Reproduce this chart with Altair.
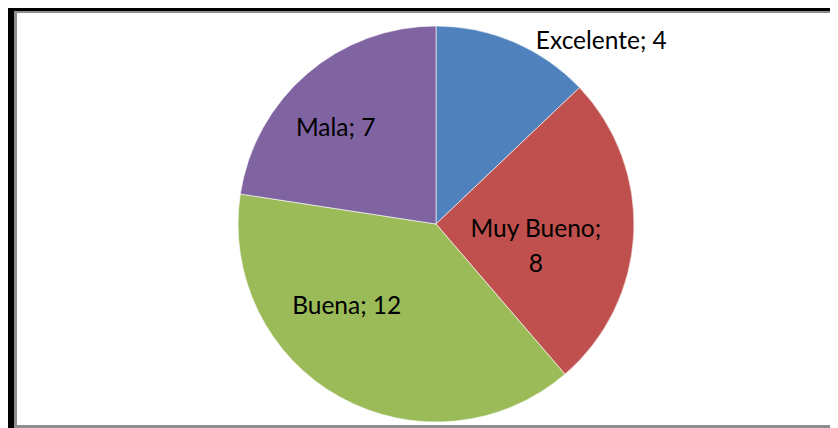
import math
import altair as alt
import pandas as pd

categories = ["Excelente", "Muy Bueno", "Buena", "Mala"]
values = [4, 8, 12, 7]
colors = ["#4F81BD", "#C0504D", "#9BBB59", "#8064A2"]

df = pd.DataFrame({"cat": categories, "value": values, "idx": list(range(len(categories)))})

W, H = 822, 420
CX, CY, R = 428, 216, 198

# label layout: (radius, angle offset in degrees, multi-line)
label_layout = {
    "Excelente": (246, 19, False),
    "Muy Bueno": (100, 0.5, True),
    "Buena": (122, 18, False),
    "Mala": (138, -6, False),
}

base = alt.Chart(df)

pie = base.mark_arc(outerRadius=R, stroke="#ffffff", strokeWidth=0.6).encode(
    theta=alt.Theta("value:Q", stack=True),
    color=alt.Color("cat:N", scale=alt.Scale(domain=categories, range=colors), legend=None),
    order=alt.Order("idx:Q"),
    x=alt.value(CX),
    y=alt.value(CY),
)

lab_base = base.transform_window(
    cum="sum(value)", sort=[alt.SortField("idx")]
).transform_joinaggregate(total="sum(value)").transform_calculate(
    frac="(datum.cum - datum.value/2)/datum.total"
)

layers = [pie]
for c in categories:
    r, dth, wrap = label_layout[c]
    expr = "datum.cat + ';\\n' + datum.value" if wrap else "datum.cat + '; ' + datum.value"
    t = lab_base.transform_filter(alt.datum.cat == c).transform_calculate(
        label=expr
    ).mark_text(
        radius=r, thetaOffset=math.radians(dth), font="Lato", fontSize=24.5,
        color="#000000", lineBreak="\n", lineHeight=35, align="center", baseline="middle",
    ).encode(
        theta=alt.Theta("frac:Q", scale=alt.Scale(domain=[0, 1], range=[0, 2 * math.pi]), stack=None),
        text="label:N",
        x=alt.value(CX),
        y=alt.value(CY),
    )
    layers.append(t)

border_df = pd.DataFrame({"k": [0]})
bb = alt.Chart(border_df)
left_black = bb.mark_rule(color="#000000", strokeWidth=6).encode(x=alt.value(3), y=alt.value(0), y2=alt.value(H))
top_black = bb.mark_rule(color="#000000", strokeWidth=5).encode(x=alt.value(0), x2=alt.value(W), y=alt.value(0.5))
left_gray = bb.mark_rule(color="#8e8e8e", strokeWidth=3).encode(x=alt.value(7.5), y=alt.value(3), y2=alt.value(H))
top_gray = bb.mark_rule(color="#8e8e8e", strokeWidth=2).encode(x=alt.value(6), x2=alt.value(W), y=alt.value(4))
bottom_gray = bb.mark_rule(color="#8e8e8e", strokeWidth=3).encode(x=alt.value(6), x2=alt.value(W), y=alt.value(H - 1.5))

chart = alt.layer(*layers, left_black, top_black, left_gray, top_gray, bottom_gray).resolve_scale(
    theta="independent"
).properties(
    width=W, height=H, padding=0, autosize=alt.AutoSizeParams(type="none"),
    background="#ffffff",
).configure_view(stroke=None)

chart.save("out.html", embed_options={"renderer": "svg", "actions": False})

◆ TASK ◆
The listing above needs to be output again exactly. Don't include the pictures.

◆ OUTPUT BELOW ◆
Reproduce this chart with Altair.
import math
import altair as alt
import pandas as pd

categories = ["Excelente", "Muy Bueno", "Buena", "Mala"]
values = [4, 8, 12, 7]
colors = ["#4F81BD", "#C0504D", "#9BBB59", "#8064A2"]

df = pd.DataFrame({"cat": categories, "value": values, "idx": list(range(len(categories)))})

W, H = 822, 420
CX, CY, R = 428, 216, 198

# label layout: (radius, angle offset in degrees, multi-line)
label_layout = {
    "Excelente": (246, 19, False),
    "Muy Bueno": (100, 0.5, True),
    "Buena": (122, 18, False),
    "Mala": (138, -6, False),
}

base = alt.Chart(df)

pie = base.mark_arc(outerRadius=R, stroke="#ffffff", strokeWidth=0.6).encode(
    theta=alt.Theta("value:Q", stack=True),
    color=alt.Color("cat:N", scale=alt.Scale(domain=categories, range=colors), legend=None),
    order=alt.Order("idx:Q"),
    x=alt.value(CX),
    y=alt.value(CY),
)

lab_base = base.transform_window(
    cum="sum(value)", sort=[alt.SortField("idx")]
).transform_joinaggregate(total="sum(value)").transform_calculate(
    frac="(datum.cum - datum.value/2)/datum.total"
)

layers = [pie]
for c in categories:
    r, dth, wrap = label_layout[c]
    expr = "datum.cat + ';\\n' + datum.value" if wrap else "datum.cat + '; ' + datum.value"
    t = lab_base.transform_filter(alt.datum.cat == c).transform_calculate(
        label=expr
    ).mark_text(
        radius=r, thetaOffset=math.radians(dth), font="Lato", fontSize=24.5,
        color="#000000", lineBreak="\n", lineHeight=35, align="center", baseline="middle",
    ).encode(
        theta=alt.Theta("frac:Q", scale=alt.Scale(domain=[0, 1], range=[0, 2 * math.pi]), stack=None),
        text="label:N",
        x=alt.value(CX),
        y=alt.value(CY),
    )
    layers.append(t)

border_df = pd.DataFrame({"k": [0]})
bb = alt.Chart(border_df)
left_black = bb.mark_rule(color="#000000", strokeWidth=6).encode(x=alt.value(3), y=alt.value(0), y2=alt.value(H))
top_black = bb.mark_rule(color="#000000", strokeWidth=5).encode(x=alt.value(0), x2=alt.value(W), y=alt.value(0.5))
left_gray = bb.mark_rule(color="#8e8e8e", strokeWidth=3).encode(x=alt.value(7.5), y=alt.value(3), y2=alt.value(H))
top_gray = bb.mark_rule(color="#8e8e8e", strokeWidth=2).encode(x=alt.value(6), x2=alt.value(W), y=alt.value(4))
bottom_gray = bb.mark_rule(color="#8e8e8e", strokeWidth=3).encode(x=alt.value(6), x2=alt.value(W), y=alt.value(H - 1.5))

chart = alt.layer(*layers, left_black, top_black, left_gray, top_gray, bottom_gray).resolve_scale(
    theta="independent"
).properties(
    width=W, height=H, padding=0, autosize=alt.AutoSizeParams(type="none"),
    background="#ffffff",
).configure_view(stroke=None)

chart.save("out.html", embed_options={"renderer": "svg", "actions": False})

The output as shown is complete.